Currently 1.4 billion people live on less than $1.25 a day, purchasing power parity adjusted (that is: they consume fewer goods than $1.25 could buy in the US in 2005). 18 million people die per year of poverty-related causes - that’s about one third of all human deaths.

ii. Abortion

Why?

Around 42 million abortions are performed per year. Many people think that a fetus has similar rights to an adult person, in which case performing an abortion would be roughly on a par, morally, with murder. To get a sense of scale on this issue, consider that if this were true then the murder toll from the government sanction of abortions would outstrip all previous genocides combined.

iii. Animal suffering and slaughter

Why?

A staggering 50 billion non-human land animals are killed every year for food. A large proportion of those animals are factory farmed, living in extreme suffering. There are compelling arguments to the conclusion that we should treat non-human animal suffering as being on a par, morally, as human animal suffering. If this were true, then the annual animal suffering caused by humans could easily outweigh all human suffering.

iv. The risk of human extinction

Why?

The number of people who might live in the future, if we survive the next few centuries, numbers in the trillions (consider that, if humans live at current population levels for the average lifespan of a mammalian species, then there are over 10^13 (or ten trillion) humans in the future). If we ought, morally, to value potential future people in the same way that we value present people, then the loss from the human race going extinct in the near future might number in the trillions of lives.

2. What are the crucial normative considerations?

It would be controversial to claim, of any of the above issues, that it is the most important moral issue that we face. Even if we knew all the empirical facts, there would still remain tricky moral issues – moral considerations that are crucial insofar as, if we knew the right opinion on the matter, we could write off certain of the above issues as not of the greatest importance.

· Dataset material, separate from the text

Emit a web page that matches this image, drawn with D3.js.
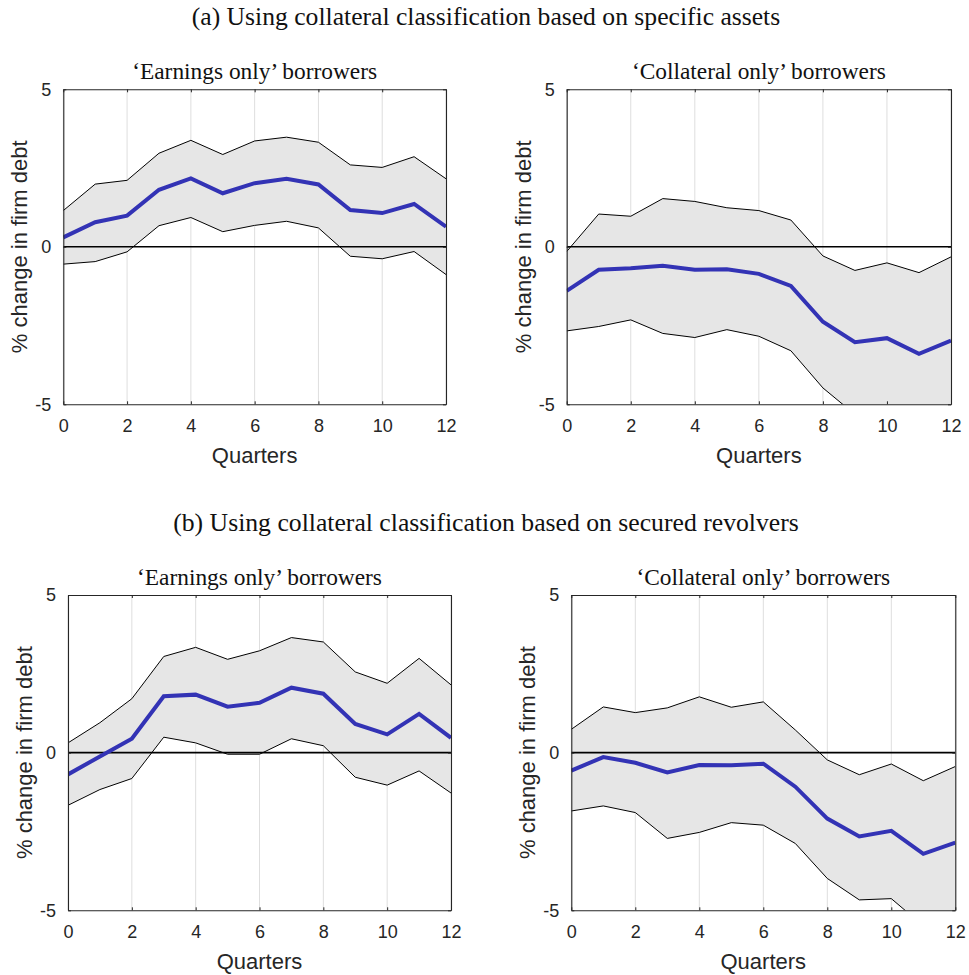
<!DOCTYPE html>
<html>
<head>
<meta charset="utf-8">
<script src="https://cdn.jsdelivr.net/npm/d3@7"></script>
<style>
  html, body { margin: 0; padding: 0; background: #fff; }
  svg { display: block; }
</style>
</head>
<body>
<svg id="chart" width="969" height="975"></svg>
<script>
// Impulse responses of firm debt (%) over 0–12 quarters, with confidence bands
const quarters = [0, 1, 2, 3, 4, 5, 6, 7, 8, 9, 10, 11, 12];
const xTicks = [0, 2, 4, 6, 8, 10, 12];
const yTicks = [-5, 0, 5];

const sectionTitles = [
  "(a) Using collateral classification based on specific assets",
  "(b) Using collateral classification based on secured revolvers"
];
const panelTitles = ["\u2018Earnings only\u2019 borrowers", "\u2018Collateral only\u2019 borrowers"];
const xLabel = "Quarters";
const yLabel = "% change in firm debt";

// (a) Earnings only
const aEarnMean  = [0.30, 0.78, 0.99, 1.81, 2.17, 1.70, 2.02, 2.16, 1.98, 1.17, 1.07, 1.36, 0.64];
const aEarnUpper = [1.15, 1.99, 2.11, 2.97, 3.38, 2.93, 3.36, 3.48, 3.32, 2.60, 2.52, 2.86, 2.16];
const aEarnLower = [-0.55, -0.47, -0.16, 0.67, 0.93, 0.48, 0.68, 0.81, 0.60, -0.30, -0.38, -0.15, -0.88];

// (a) Collateral only
const aCollMean  = [-1.40, -0.73, -0.68, -0.60, -0.73, -0.71, -0.86, -1.24, -2.38, -3.03, -2.90, -3.40, -2.98];
const aCollUpper = [-0.15, 1.04, 0.97, 1.53, 1.44, 1.24, 1.15, 0.85, -0.29, -0.75, -0.51, -0.82, -0.32];
const aCollLower = [-2.67, -2.53, -2.32, -2.75, -2.88, -2.63, -2.84, -3.30, -4.48, -5.32, -5.60, -6.00, -5.80];

// (b) Earnings only
const bEarnMean  = [-0.69, -0.12, 0.44, 1.79, 1.84, 1.46, 1.58, 2.06, 1.87, 0.91, 0.58, 1.23, 0.47];
const bEarnUpper = [0.31, 0.95, 1.71, 3.05, 3.34, 2.96, 3.23, 3.65, 3.51, 2.56, 2.20, 2.99, 2.15];
const bEarnLower = [-1.67, -1.17, -0.82, 0.49, 0.31, -0.05, -0.05, 0.44, 0.22, -0.78, -1.03, -0.58, -1.28];

// (b) Collateral only
const bCollMean  = [-0.57, -0.14, -0.32, -0.63, -0.39, -0.40, -0.35, -1.08, -2.09, -2.66, -2.48, -3.21, -2.85];
const bCollUpper = [0.74, 1.45, 1.27, 1.42, 1.77, 1.44, 1.61, 0.72, -0.23, -0.70, -0.36, -0.89, -0.44];
const bCollLower = [-1.85, -1.69, -1.90, -2.72, -2.53, -2.22, -2.30, -2.88, -3.99, -4.67, -4.63, -5.49, -5.40];

const panels = [
  { title: panelTitles[0], mean: aEarnMean, upper: aEarnUpper, lower: aEarnLower, box: [63.3, 446, 89.3, 404.3] },
  { title: panelTitles[1], mean: aCollMean, upper: aCollUpper, lower: aCollLower, box: [566.7, 951, 89.3, 404.3] },
  { title: panelTitles[0], mean: bEarnMean, upper: bEarnUpper, lower: bEarnLower, box: [68, 451, 595, 910.3] },
  { title: panelTitles[1], mean: bCollMean, upper: bCollUpper, lower: bCollLower, box: [571.3, 955.3, 595, 910.3] }
];

const svg = d3.select("#chart");
const serif = "'Liberation Serif', 'DejaVu Serif', serif";
const sans = "'Liberation Sans', Arial, Helvetica, sans-serif";

// serif heading, sized so that it spans the given width
function heading(parent, cx, baseline, str, width) {
  const t = parent.append("text").attr("x", cx).attr("y", baseline).attr("text-anchor", "middle")
    .attr("font-family", serif).attr("font-size", 20).attr("fill", "#111").text(str);
  const w = t.node().getComputedTextLength();
  if (w > 0) t.attr("font-size", 20 * width / w);
  return t;
}

heading(svg, 486, 25, sectionTitles[0], 589);
heading(svg, 486, 531, sectionTitles[1], 626);

panels.forEach((p, i) => {
  const [x0, x1, y0, y1] = p.box;
  const x = d3.scaleLinear().domain([0, 12]).range([x0, x1]);
  const y = d3.scaleLinear().domain([-5, 5]).range([y1, y0]);
  const g = svg.append("g");

  const clipId = "clip" + i;
  g.append("clipPath").attr("id", clipId)
    .append("rect").attr("x", x0).attr("y", y0).attr("width", x1 - x0).attr("height", y1 - y0);

  // vertical grid lines
  g.selectAll(".grid").data(xTicks).join("line")
    .attr("x1", d => x(d)).attr("x2", d => x(d))
    .attr("y1", y0).attr("y2", y1)
    .attr("stroke", "#dedede").attr("stroke-width", 1);

  const plot = g.append("g").attr("clip-path", `url(#${clipId})`);

  // confidence band
  const band = d3.area()
    .x((d, j) => x(quarters[j]))
    .y0((d, j) => y(p.lower[j]))
    .y1((d, j) => y(p.upper[j]));
  plot.append("path").datum(quarters).attr("d", band)
    .attr("fill", "#e6e6e6").attr("stroke", "none");

  const line = vals => d3.line().x((d, j) => x(quarters[j])).y((d, j) => y(vals[j]))(quarters);
  plot.append("path").attr("d", line(p.upper)).attr("fill", "none").attr("stroke", "#000").attr("stroke-width", 1);
  plot.append("path").attr("d", line(p.lower)).attr("fill", "none").attr("stroke", "#000").attr("stroke-width", 1);

  // zero line
  plot.append("line").attr("x1", x0).attr("x2", x1).attr("y1", y(0)).attr("y2", y(0))
    .attr("stroke", "#000").attr("stroke-width", 1.6);

  // point estimate
  plot.append("path").attr("d", line(p.mean)).attr("fill", "none")
    .attr("stroke", "#3333b5").attr("stroke-width", 4).attr("stroke-linejoin", "miter");

  // axes (box with inward ticks)
  const fmt = d => String(d);
  const xAxis = d3.axisBottom(x).tickValues(xTicks).tickFormat(fmt).tickSizeInner(-3).tickSizeOuter(0).tickPadding(15);
  const yAxis = d3.axisLeft(y).tickValues(yTicks).tickFormat(fmt).tickSizeInner(-3).tickSizeOuter(0).tickPadding(12);
  const xTop = d3.axisTop(x).tickValues(xTicks).tickSizeInner(-3).tickSizeOuter(0).tickFormat("");
  const yRight = d3.axisRight(y).tickValues(yTicks).tickSizeInner(-3).tickSizeOuter(0).tickFormat("");

  const styleAxis = sel => {
    sel.select(".domain").attr("stroke", "#262626").attr("stroke-width", 1.1);
    sel.selectAll(".tick line").attr("stroke", "#262626");
    sel.selectAll(".tick text").attr("font-family", sans).attr("font-size", 18).attr("fill", "#262626");
  };
  g.append("g").attr("transform", `translate(0,${y1})`).call(xAxis).call(styleAxis);
  g.append("g").attr("transform", `translate(${x0},0)`).call(yAxis).call(styleAxis);
  g.append("g").attr("transform", `translate(0,${y0})`).call(xTop).call(styleAxis);
  g.append("g").attr("transform", `translate(${x1},0)`).call(yRight).call(styleAxis);

  // labels
  heading(g, (x0 + x1) / 2, y0 - 10, p.title, i % 2 === 0 ? 245 : 254);
  g.append("text").attr("x", (x0 + x1) / 2).attr("y", y1 + 59).attr("text-anchor", "middle")
    .attr("font-family", sans).attr("font-size", 22).attr("fill", "#262626").text(xLabel);
  g.append("text")
    .attr("transform", `translate(${x0 - 36},${(y0 + y1) / 2}) rotate(-90)`)
    .attr("text-anchor", "middle")
    .attr("font-family", sans).attr("font-size", 22).attr("fill", "#262626").text(yLabel);
});
</script>
</body>
</html>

There are many we could put on the list. But the list would certainly include:

  • How should we value future people, and merely possible people, compared with present people? (Relevant to abortion, animal suffering, extinction risk)

  • What moral status do non-human animals have, and how should we make inter-species comparisons of wellbeing? (Relevant to animal suffering)

  • At what stage does a human fetus become a person, with rights to life similar to that of an adult? (Relevant to abortion)

  • How should we act under empirical uncertainty – in particular should we follow expected utility even when it comes to tiny probabilities of huge amounts of value? (Relevant to extinction risk)

  • All other things being equal, should we prioritise the prevention of wrongs over the alleviation of naturally caused suffering? (Relevant to abortion, animal suffering)

  • Given that we aren’t ever going to be certain in answers to the above questions, how should we take into account uncertainty about these moral issues in our decision-making? (Relevant to: global poverty, abortion, animal suffering, extinction risk)

3. Which topic would be advanced the most from one’s marginal research time?

This one is more dependent on one’s own abilities and interests. But, in general, we could suppose that research time on a particular topic has diminishing marginal value. So, for example, working on the question of when a fetus becomes a person probably isn’t the area when one will have greatest marginal research impact: the subject has been extensively studied by hundreds of good thinkers. In contrast, the topics of how to handle moral uncertainty, or how to make inter-species wellbeing comparisons, or whether to prioritise averting wrongs over preventing naturally caused suffering, have been comparatively rarely studied.